I just know... :) goodntight
Whoops, meant "goodnight", but the other is true too.
He wants to be 'in an open relationship'. Fuck that. That's the online equivalent of letting him pee in a circle around me.
im flying all the way to minnesota to see him for four days... cutest-best-friend-reunion or most-epic-booty-call-ever?
who says it cant be both...
Def ran into my elementary school babysitter at the grocery store. Still hot. And she complimented my beer choice. It feels good to still have her approval
I got a hennah tattoo of my room number on my arm...I love spring break in Mexico!

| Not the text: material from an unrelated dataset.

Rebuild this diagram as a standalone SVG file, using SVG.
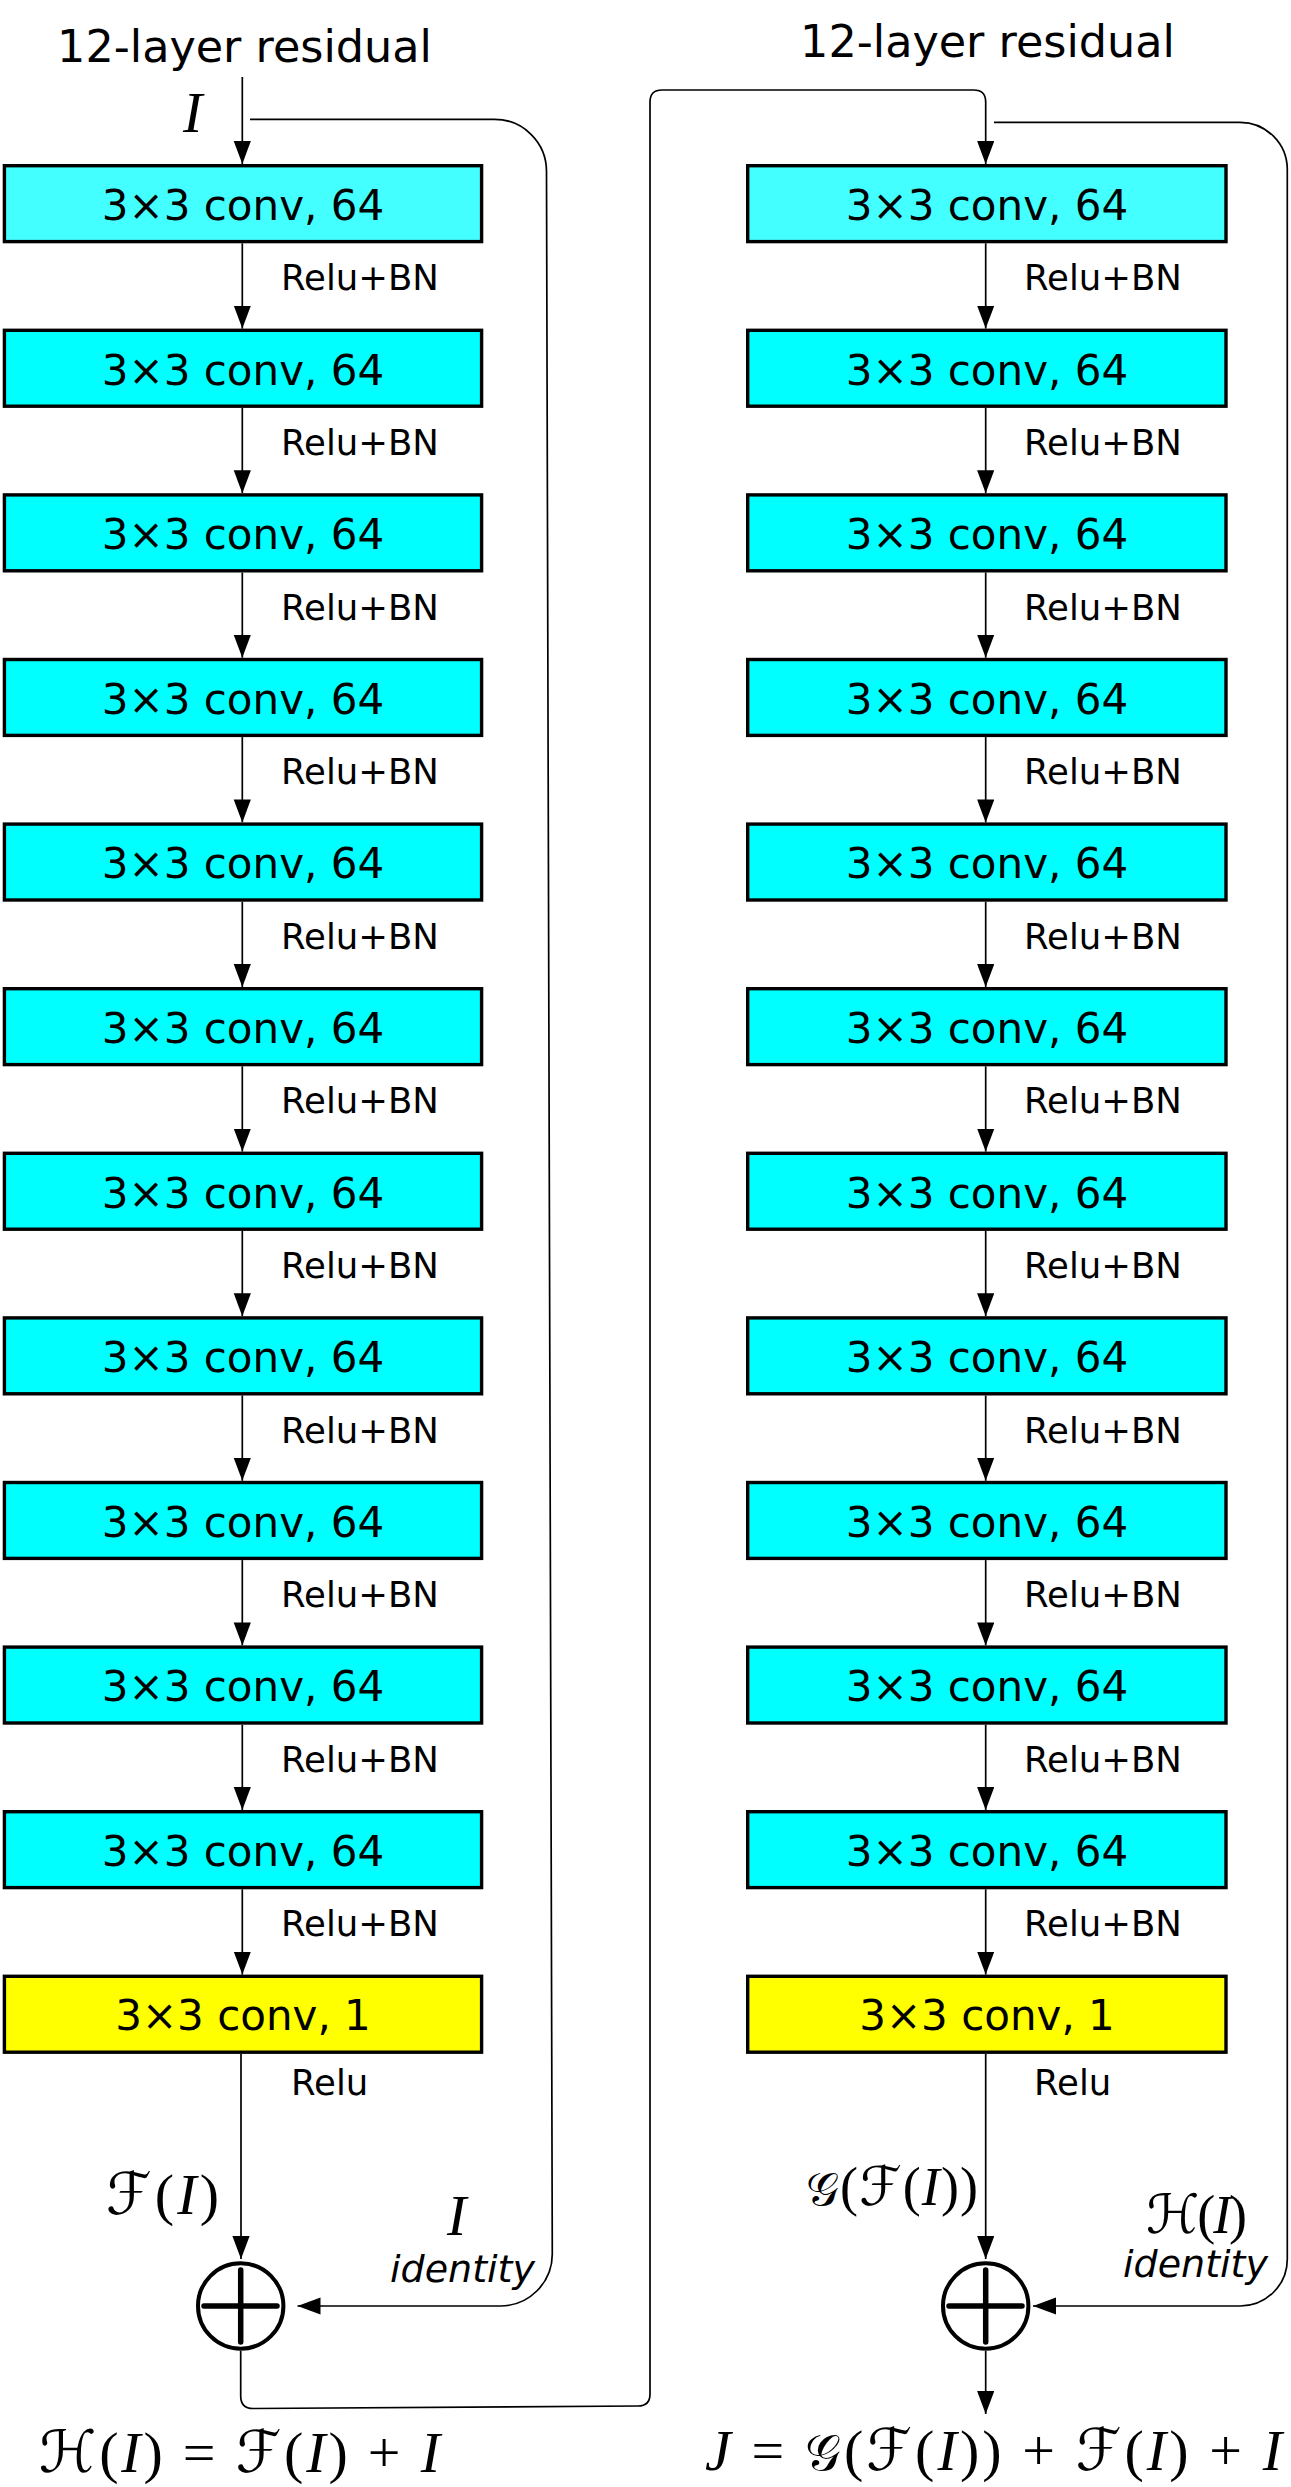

I will never get the visual of you crying while chewing christmas lights out of my head
coming out of a blackout being surrounded by Disney police was not as awesome as it sounds.
Some rando is vomiting profusely into the garden outside the employee entrance. Where are you when things like this happen to me?
Vomiting outside the employee entrance
I consented to having my finger branded. How was your night?
You can't have your cake and publicly stick your dick in it too
So apparently I was a completely different person lastnight, one who drinks scotch and makes out with 55 year old men who look like inspector gadget
tried to make it look like I had been conscious/awake and out all day when I stumbled into cvs at 6pm to buy plan B
update: I failed
Closed my eyes in the shower and got really dizzy. Not sure if neurological or result of 4 day vodka binge. Send help.
would you like to venture to the magical clitoris forest?
I'm having a hard time eating my sandwich knowing how many different buttholes my hands were in last night.